»»
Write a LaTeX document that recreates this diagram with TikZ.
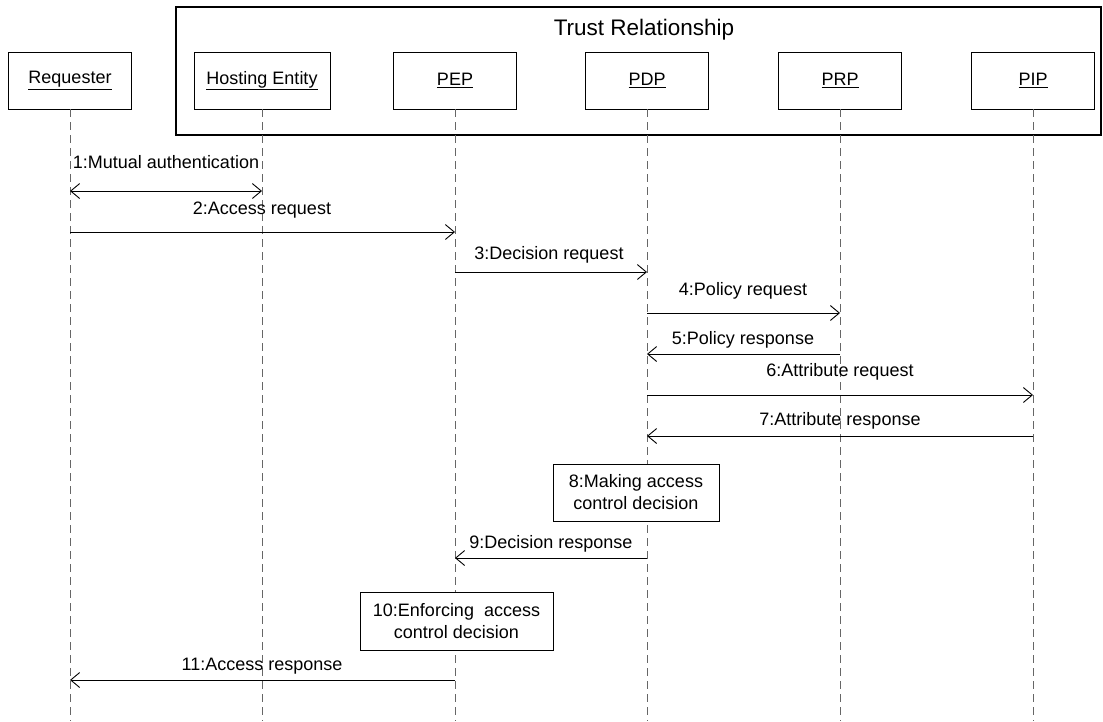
\documentclass[tikz,border=0pt]{standalone}
\usepackage{fontspec}
\setmainfont{Liberation Sans}
\usetikzlibrary{arrows.meta}
\tikzset{
  obj/.style={draw, line width=0.8pt, minimum height=57pt, inner sep=0pt, font=\fontsize{18}{20}\selectfont},
  life/.style={draw=black!60, line width=1pt, dash pattern=on 8pt off 5pt},
  msg/.style={line width=0.8pt, -{Straight Barb[length=9pt,width=15pt,line width=0.9pt]}},
  lbl/.style={font=\fontsize{18}{20}\selectfont, inner sep=0pt, text height=13pt, text depth=4pt},
  act/.style={draw, line width=0.8pt, fill=white, align=center, inner sep=0pt, font=\fontsize{18}{22}\selectfont}
}
\begin{document}
\begin{tikzpicture}[x=1pt,y=-1pt]
\useasboundingbox (0,0) rectangle (1103,721);
% trust box
\draw[line width=1.8pt] (176,7) rectangle (1101,135);
\node[font=\fontsize{22.5}{26}\selectfont, inner sep=0pt] (trust) at (644,30) {Trust Relationship};
% objects
\node[obj, minimum width=123pt] (req) at (70,80.5) {\underline{Requester}};
\node[obj, minimum width=136pt] (host) at (262,80.5) {\underline{Hosting Entity}};
\node[obj, minimum width=123pt] (pep) at (455,80.5) {\underline{PEP}};
\node[obj, minimum width=123pt] (pdp) at (647,80.5) {\underline{PDP}};
\node[obj, minimum width=123pt] (prp) at (840,80.5) {\underline{PRP}};
\node[obj, minimum width=123pt] (pip) at (1033,80.5) {\underline{PIP}};
% lifeline ends
\coordinate (reqE) at (70,721);
\coordinate (hostE) at (262,721);
\coordinate (pepE) at (455,721);
\coordinate (pdpE) at (647,721);
\coordinate (prpE) at (840,721);
\coordinate (pipE) at (1033,721);
\foreach \n in {req,host,pep,pdp,prp,pip} {\draw[life] (\n.south) -- (\n E);}
% message coordinates
\coordinate (m1a) at (70,191); \coordinate (m1b) at (262,191);
\coordinate (m2a) at (70,232); \coordinate (m2b) at (455,232);
\coordinate (m3a) at (455,272); \coordinate (m3b) at (647,272);
\coordinate (m4a) at (647,313); \coordinate (m4b) at (840,313);
\coordinate (m5a) at (840,354); \coordinate (m5b) at (647,354);
\coordinate (m6a) at (647,395); \coordinate (m6b) at (1033,395);
\coordinate (m7a) at (1033,436); \coordinate (m7b) at (647,436);
\coordinate (m9a) at (647,558); \coordinate (m9b) at (455,558);
\coordinate (m11a) at (455,680); \coordinate (m11b) at (70,680);
\draw[line width=0.8pt, {Straight Barb[length=9pt,width=15pt,line width=0.9pt]}-{Straight Barb[length=9pt,width=15pt,line width=0.9pt]}] (m1a) -- (m1b);
\draw[msg] (m2a) -- (m2b);
\draw[msg] (m3a) -- (m3b);
\draw[msg] (m4a) -- (m4b);
\draw[msg] (m5a) -- (m5b);
\draw[msg] (m6a) -- (m6b);
\draw[msg] (m7a) -- (m7b);
\draw[msg] (m9a) -- (m9b);
\draw[msg] (m11a) -- (m11b);
% labels
\node[lbl] (l1) at (166,164) {1:Mutual authentication};
\node[lbl] (l2) at (262,210) {2:Access request};
\node[lbl] (l3) at (549,255) {3:Decision request};
\node[lbl] (l4) at (743,291) {4:Policy request};
\node[lbl] (l5) at (743,340) {5:Policy response};
\node[lbl] (l6) at (840,372) {6:Attribute request};
\node[lbl] (l7) at (840,421) {7:Attribute response};
\node[lbl] (l9) at (551,544) {9:Decision response};
\node[lbl] (l11) at (262,666) {11:Access response};
% activity boxes
\node[act, minimum width=166pt, minimum height=57pt] (a8) at (636,492.5) {8:Making access\\control decision};
\node[act, minimum width=193pt, minimum height=58pt] (a10) at (456.5,621) {10:Enforcing\ \ access\\control decision};
\end{tikzpicture}
\end{document}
««
- [Problem requirements]:
Return each line exactly as written. Any picture gets left out.

- [Exercise solution]:
Write a LaTeX document that recreates this diagram with TikZ.
\documentclass[tikz,border=0pt]{standalone}
\usepackage{fontspec}
\setmainfont{Liberation Sans}
\usetikzlibrary{arrows.meta}
\tikzset{
  obj/.style={draw, line width=0.8pt, minimum height=57pt, inner sep=0pt, font=\fontsize{18}{20}\selectfont},
  life/.style={draw=black!60, line width=1pt, dash pattern=on 8pt off 5pt},
  msg/.style={line width=0.8pt, -{Straight Barb[length=9pt,width=15pt,line width=0.9pt]}},
  lbl/.style={font=\fontsize{18}{20}\selectfont, inner sep=0pt, text height=13pt, text depth=4pt},
  act/.style={draw, line width=0.8pt, fill=white, align=center, inner sep=0pt, font=\fontsize{18}{22}\selectfont}
}
\begin{document}
\begin{tikzpicture}[x=1pt,y=-1pt]
\useasboundingbox (0,0) rectangle (1103,721);
% trust box
\draw[line width=1.8pt] (176,7) rectangle (1101,135);
\node[font=\fontsize{22.5}{26}\selectfont, inner sep=0pt] (trust) at (644,30) {Trust Relationship};
% objects
\node[obj, minimum width=123pt] (req) at (70,80.5) {\underline{Requester}};
\node[obj, minimum width=136pt] (host) at (262,80.5) {\underline{Hosting Entity}};
\node[obj, minimum width=123pt] (pep) at (455,80.5) {\underline{PEP}};
\node[obj, minimum width=123pt] (pdp) at (647,80.5) {\underline{PDP}};
\node[obj, minimum width=123pt] (prp) at (840,80.5) {\underline{PRP}};
\node[obj, minimum width=123pt] (pip) at (1033,80.5) {\underline{PIP}};
% lifeline ends
\coordinate (reqE) at (70,721);
\coordinate (hostE) at (262,721);
\coordinate (pepE) at (455,721);
\coordinate (pdpE) at (647,721);
\coordinate (prpE) at (840,721);
\coordinate (pipE) at (1033,721);
\foreach \n in {req,host,pep,pdp,prp,pip} {\draw[life] (\n.south) -- (\n E);}
% message coordinates
\coordinate (m1a) at (70,191); \coordinate (m1b) at (262,191);
\coordinate (m2a) at (70,232); \coordinate (m2b) at (455,232);
\coordinate (m3a) at (455,272); \coordinate (m3b) at (647,272);
\coordinate (m4a) at (647,313); \coordinate (m4b) at (840,313);
\coordinate (m5a) at (840,354); \coordinate (m5b) at (647,354);
\coordinate (m6a) at (647,395); \coordinate (m6b) at (1033,395);
\coordinate (m7a) at (1033,436); \coordinate (m7b) at (647,436);
\coordinate (m9a) at (647,558); \coordinate (m9b) at (455,558);
\coordinate (m11a) at (455,680); \coordinate (m11b) at (70,680);
\draw[line width=0.8pt, {Straight Barb[length=9pt,width=15pt,line width=0.9pt]}-{Straight Barb[length=9pt,width=15pt,line width=0.9pt]}] (m1a) -- (m1b);
\draw[msg] (m2a) -- (m2b);
\draw[msg] (m3a) -- (m3b);
\draw[msg] (m4a) -- (m4b);
\draw[msg] (m5a) -- (m5b);
\draw[msg] (m6a) -- (m6b);
\draw[msg] (m7a) -- (m7b);
\draw[msg] (m9a) -- (m9b);
\draw[msg] (m11a) -- (m11b);
% labels
\node[lbl] (l1) at (166,164) {1:Mutual authentication};
\node[lbl] (l2) at (262,210) {2:Access request};
\node[lbl] (l3) at (549,255) {3:Decision request};
\node[lbl] (l4) at (743,291) {4:Policy request};
\node[lbl] (l5) at (743,340) {5:Policy response};
\node[lbl] (l6) at (840,372) {6:Attribute request};
\node[lbl] (l7) at (840,421) {7:Attribute response};
\node[lbl] (l9) at (551,544) {9:Decision response};
\node[lbl] (l11) at (262,666) {11:Access response};
% activity boxes
\node[act, minimum width=166pt, minimum height=57pt] (a8) at (636,492.5) {8:Making access\\control decision};
\node[act, minimum width=193pt, minimum height=58pt] (a10) at (456.5,621) {10:Enforcing\ \ access\\control decision};
\end{tikzpicture}
\end{document}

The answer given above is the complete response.